One bonus benefit of doing this is that it will help you, and the team who have been working through to appreciate just how much you have all achieved, something we don't always take the time to do.

Step 4: Find things to unite the two groups 

When you create opportunities for your team to talk and for them to do things together, you reduce the divide between them. And this needs to go beyond just talking about work tasks. Try doing something fun as part of a regular team meeting, having team coffee and doughnuts together either in person or online, you know your team and what they like to do, and what creates the opportunity for connection for them. That's what you need to be doing.

Step 5: Build a shared vision of the future 

An effective way of bringing the team together is to create a shared vision of the future. Having a vivid picture of where you are going and why it's important, creating a sense of purpose for your team will act a bit like a magnet, pulling people together and towards itself. I've talked more about this in a previous episode which I will link up in the show notes.

You may want to consider getting some outside help with bringing the two groups together and building a shared vision of the future. Using an external coach or facilitator brings a level of neutrality and allows you to participate as part of the team. For example, my team of Curious Choice Coaches and I are working with a number of clients to design workshops that allow teams to tell their story, decide what elements of it they want to keep and what they want to leave behind, and then together to write the next chapters of their journey to their vision. The leaders we are working with are telling us that by working with us they are able to address this quickly and they are able to focus on getting the work done rather than adding designing and delivering this as another task on their already too long to-do list.

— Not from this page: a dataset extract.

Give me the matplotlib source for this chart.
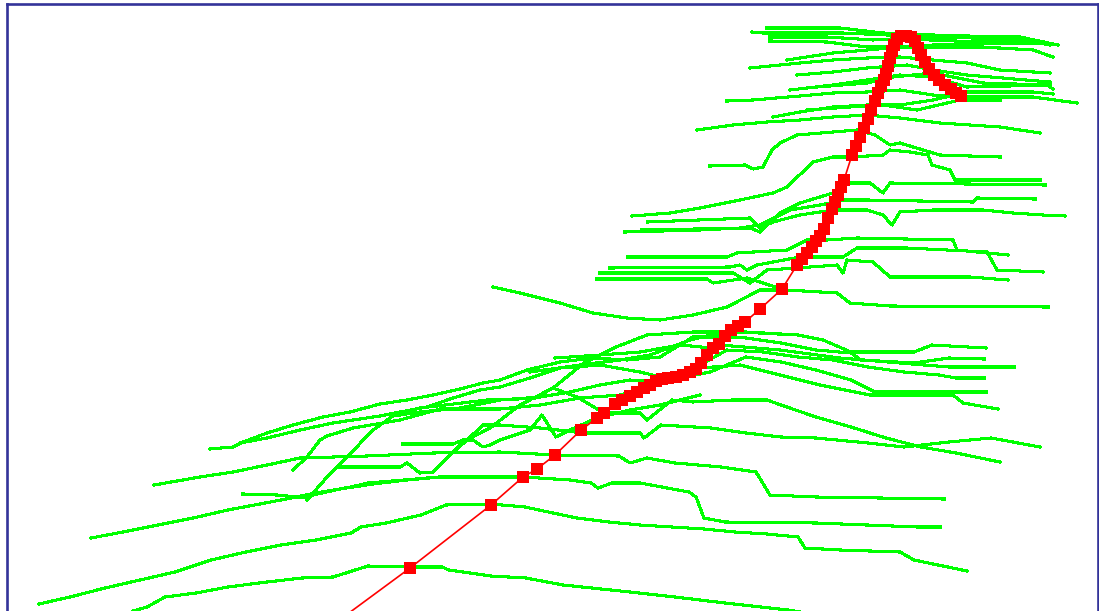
import matplotlib
matplotlib.use("Agg")
import matplotlib.pyplot as plt

# red path (square markers), x / y in chart units (y grows downward)
red_x = [334, 410, 491, 523, 537, 555, 581, 597, 604, 615, 622, 630, 637, 644, 650, 656,
         662, 668, 676, 683, 690, 696, 701, 707, 713, 719, 725, 731, 738, 745, 760, 782,
         797, 802, 807, 812, 816, 820, 824, 828, 832, 835, 838, 841, 844, 852, 856, 860,
         864, 868, 871, 875, 878, 881, 884, 886, 888, 890, 892, 894, 897, 901, 906, 911,
         915, 918, 921, 925, 929, 934, 939, 945, 951, 956, 961]
red_y = [624, 568, 505, 477, 469, 455, 430, 418, 413, 404, 400, 396, 392, 388, 385, 381,
         379, 378, 377, 375, 372, 369, 363, 355, 348, 344, 336, 330, 326, 322, 309, 289,
         265, 259, 253, 247, 241, 236, 229, 218, 209, 202, 195, 187, 180, 155, 146, 137,
         128, 119, 110, 101, 93, 86, 80, 74, 66, 58, 51, 45, 39, 36, 36, 37,
         41, 48, 55, 62, 69, 75, 80, 85, 89, 93, 96]

# green profile lines, grouped by region
bottom_lines = [
    [(133, 611), (147, 607), (165, 597), (196, 593), (228, 587), (267, 582), (302, 578), (333, 577),
     (368, 566), (407, 567), (442, 567), (449, 570), (491, 576), (526, 578), (563, 585), (630, 592),
     (675, 597), (725, 603), (788, 610), (800, 612)],
    [(39, 604), (70, 597), (105, 588), (140, 580), (175, 572), (211, 560), (246, 552), (281, 545),
     (316, 540), (351, 533), (361, 527), (386, 523), (421, 515), (446, 505), (491, 504), (525, 507),
     (553, 513), (577, 518), (609, 522), (640, 525), (672, 527), (704, 529), (735, 532), (767, 534),
     (798, 537), (805, 548), (840, 550), (900, 552), (914, 560), (967, 571)],
    [(91, 538), (123, 532), (158, 525), (193, 518), (228, 510), (281, 500), (316, 493), (351, 487),
     (368, 483), (404, 480), (439, 477), (523, 477), (570, 480), (591, 483), (598, 488), (612, 483),
     (640, 483), (689, 492), (696, 497), (704, 518), (725, 522), (816, 523), (918, 527), (940, 527)],
    [(154, 485), (200, 477), (233, 472), (267, 465), (300, 458), (367, 456), (433, 453), (500, 452),
     (555, 455), (619, 456), (630, 463), (647, 458), (675, 463), (721, 467), (756, 472), (770, 495),
     (816, 497), (944, 499)],
    [(243, 494), (277, 495), (307, 498), (313, 495), (340, 489), (373, 484), (407, 480), (440, 477)],
    [(340, 467), (400, 467), (407, 463), (420, 473), (433, 472), (447, 458), (467, 440), (483, 425),
     (500, 425), (540, 428), (584, 433), (640, 433), (644, 438), (661, 425), (711, 428), (746, 433),
     (781, 437), (816, 438), (868, 443), (904, 447), (949, 442), (991, 438), (1040, 447)],
    [(420, 408), (487, 400), (500, 400), (535, 398), (553, 388), (577, 397), (604, 413), (640, 413),
     (647, 420), (672, 400), (693, 402), (732, 400), (767, 400), (781, 405), (816, 417), (851, 427),
     (886, 438), (921, 447), (956, 453), (1000, 462)],
]

cluster_lines = [
    [(210, 449), (233, 447), (243, 442), (267, 433), (293, 425), (323, 417), (350, 412), (380, 404),
     (407, 400), (433, 395), (460, 389), (483, 383), (500, 380), (527, 370), (560, 362), (593, 358),
     (627, 360), (660, 357), (693, 337), (725, 337), (746, 338), (781, 343), (816, 350), (851, 353),
     (861, 360), (914, 363), (949, 358), (984, 359)],
    [(240, 443), (267, 438), (300, 430), (333, 423), (353, 420), (380, 416), (400, 412), (427, 407),
     (453, 398), (480, 390), (500, 387), (530, 378), (560, 368), (600, 365), (640, 372), (665, 378),
     (700, 365), (727, 350), (763, 352), (798, 357), (833, 360), (868, 367), (904, 372), (939, 375),
     (956, 378), (984, 378)],
    [(293, 470), (307, 457), (320, 440), (327, 436), (353, 428), (400, 420), (440, 409), (500, 409),
     (540, 405), (580, 398), (620, 395), (648, 387), (680, 378), (710, 372), (746, 357), (781, 362),
     (816, 370), (851, 380), (875, 392), (953, 392), (986, 392)],
    [(307, 500), (327, 477), (347, 457), (373, 430), (393, 416), (420, 412), (460, 408), (500, 400),
     (540, 397), (570, 392), (600, 385), (630, 380), (658, 382), (700, 368), (740, 365), (780, 375),
     (820, 385), (870, 395), (953, 395), (963, 403), (998, 409)],
    [(555, 358), (600, 355), (640, 352), (680, 345), (712, 348), (720, 345), (780, 350), (840, 358),
     (900, 363), (949, 367), (1014, 367)],
    [(530, 372), (580, 365), (620, 360), (650, 355), (690, 340), (727, 331), (746, 332), (798, 335),
     (823, 340), (851, 352), (914, 352), (932, 345), (986, 348)],
    [(403, 444), (453, 444), (463, 440), (473, 440), (483, 447), (490, 445), (500, 440), (530, 430),
     (542, 415), (556, 437), (570, 430), (597, 418), (630, 410), (660, 405), (700, 395)],
    [(435, 470), (463, 442), (490, 428), (520, 405), (553, 388), (584, 363), (616, 347), (647, 335),
     (693, 332), (740, 332), (798, 335)],
]

middle_lines = [
    [(493, 287), (520, 293), (560, 303), (593, 313), (627, 318), (660, 320), (693, 315), (727, 307),
     (760, 290), (787, 290), (837, 293), (850, 303), (890, 306), (1048, 307)],
    [(628, 257), (727, 257), (737, 253), (787, 250), (807, 240), (827, 240), (857, 238), (953, 240),
     (957, 250), (1008, 255)],
    [(610, 268), (730, 267), (740, 265), (747, 270), (757, 265), (800, 257), (843, 257), (857, 248),
     (907, 248), (987, 252), (997, 270), (1043, 272)],
    [(600, 273), (733, 273), (750, 283), (767, 270), (797, 268), (837, 265), (843, 273), (847, 260),
     (873, 262), (890, 277), (970, 277), (1008, 280)],
    [(597, 279), (707, 279), (713, 283), (747, 278), (782, 289)],
]

upper_lines = [
    [(632, 216), (670, 213), (700, 208), (740, 200), (773, 193), (787, 187), (813, 162), (833, 157),
     (852, 157), (883, 155), (890, 150), (910, 152), (928, 155), (932, 165), (950, 170), (955, 180),
     (1040, 180)],
    [(648, 222), (750, 218), (760, 228), (773, 222), (800, 215), (833, 210), (867, 210), (883, 215),
     (892, 225), (900, 212), (933, 210), (983, 210), (1013, 213), (1043, 215), (1065, 216)],
    [(642, 230), (750, 228), (760, 232), (780, 213), (800, 203), (833, 193), (847, 183), (870, 183),
     (883, 193), (890, 183), (1045, 185)],
    [(625, 232), (700, 230), (740, 228), (760, 225), (790, 210), (820, 205), (845, 200), (867, 200),
     (973, 202), (977, 198), (1035, 199)],
    [(710, 166), (745, 165), (753, 169), (763, 167), (772, 150), (780, 143), (797, 135), (833, 132),
     (857, 130), (875, 135), (890, 145), (900, 143), (913, 147), (940, 155), (1000, 157)],
    [(697, 130), (733, 125), (767, 122), (800, 120), (833, 117), (867, 115), (900, 118), (940, 123),
     (1000, 127), (1040, 133)],
    [(727, 101), (753, 100), (800, 96), (833, 93), (867, 92), (900, 90), (933, 95), (967, 97),
     (1033, 97), (1077, 103)],
]

top_lines = [
    [(767, 28), (840, 28), (883, 33), (933, 35), (967, 36), (1020, 37), (1058, 45)],
    [(752, 32), (763, 33), (843, 33), (887, 35), (930, 40), (980, 42), (1040, 42)],
    [(770, 37), (827, 37), (873, 40), (927, 37), (973, 38), (1027, 39), (1050, 45)],
    [(770, 41), (827, 42), (867, 47), (933, 47), (1000, 48), (1033, 50), (1053, 57)],
    [(787, 60), (800, 58), (833, 53), (867, 50), (900, 47), (933, 45), (973, 45), (993, 43), (1047, 44)],
    [(750, 68), (800, 63), (833, 60), (867, 58), (900, 57), (933, 60), (967, 63), (1000, 70), (1050, 73)],
    [(797, 75), (833, 72), (867, 68), (907, 65), (933, 70), (967, 75), (1050, 82)],
    [(790, 90), (833, 85), (867, 80), (900, 75), (933, 77), (967, 87), (1050, 85)],
    [(817, 87), (867, 83), (893, 77), (933, 73), (983, 83), (1047, 85), (1053, 89)],
    [(773, 117), (800, 112), (833, 107), (867, 105), (900, 105), (933, 100), (967, 92), (1033, 92),
     (1053, 94)],
    [(807, 110), (850, 107), (883, 105), (917, 110), (960, 100), (1000, 100)],
]

W, H = 1099, 611
fig = plt.figure(figsize=(W / 100, H / 100), dpi=100)
fig.patch.set_facecolor("white")

# frame: left edge at px 7, top at px 4, right at px 1098, bottom cut off
bottom_px = 640
ax = fig.add_axes([7 / W, (H - bottom_px) / H, (1098 - 7) / W, (bottom_px - 4) / H])
ax.set_xlim(7, 1098)
ax.set_ylim(bottom_px, 4)
ax.set_xticks([])
ax.set_yticks([])
for side in ["left", "top", "right"]:
    ax.spines[side].set_color("#333399")
    ax.spines[side].set_linewidth(1.9)
ax.spines["bottom"].set_visible(False)

for group in [bottom_lines, cluster_lines, middle_lines, upper_lines, top_lines]:
    for line in group:
        xs = [p[0] for p in line]
        ys = [p[1] for p in line]
        ax.plot(xs, ys, color="#00ff00", lw=1.5, antialiased=False, zorder=2)

ax.plot(red_x, red_y, color="#ff0000", lw=1.2, marker="s", markersize=9,
        markeredgewidth=0, zorder=3)

fig.savefig("out.png", dpi=100)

Help bridging the post furlough divide

As I hope you can tell, bridging the furlough divide matters to me, our economy needs it but more importantly, our people need it - they deserve to work in places where they can add value and feel valued. So if you have a team some of whom have been furloughed and some of whom haven't I want to do what I can to help you get your team back working effectively together as soon as possible. If you would like, we can hop on a video call and take about how to apply these five steps in your team - and that call will be totally free. To take me up on this offer click this button

Summary & Taking Action

So in this episode, we have talked about how different the experience of those who were furloughed and those who worked through were and how in general both feel the other got the better deal. We've talked about how important it is to bridge that divide, and I've shared 5 practical things you can do to bring the team back together effectively;

  • Acknowledging the situation and acting quickly
  • getting curious and listening to understand people's experiences and concerns
  • making sure you plan and take the time to get returning team members back up to speed with how things work now
  • finding things to unite the two groups
  • and finally building a shared vision of the future.

The things I share in this podcast are based on my experience. It's up to you to decide what you take and apply - that's what being a curious choice leader is all about, getting curious, building our understanding and then making choices and deciding what is best for you and your business. 

And the question I would like to leave you with is:

What are you doing to do to make sure there is no great furlough divide in your team?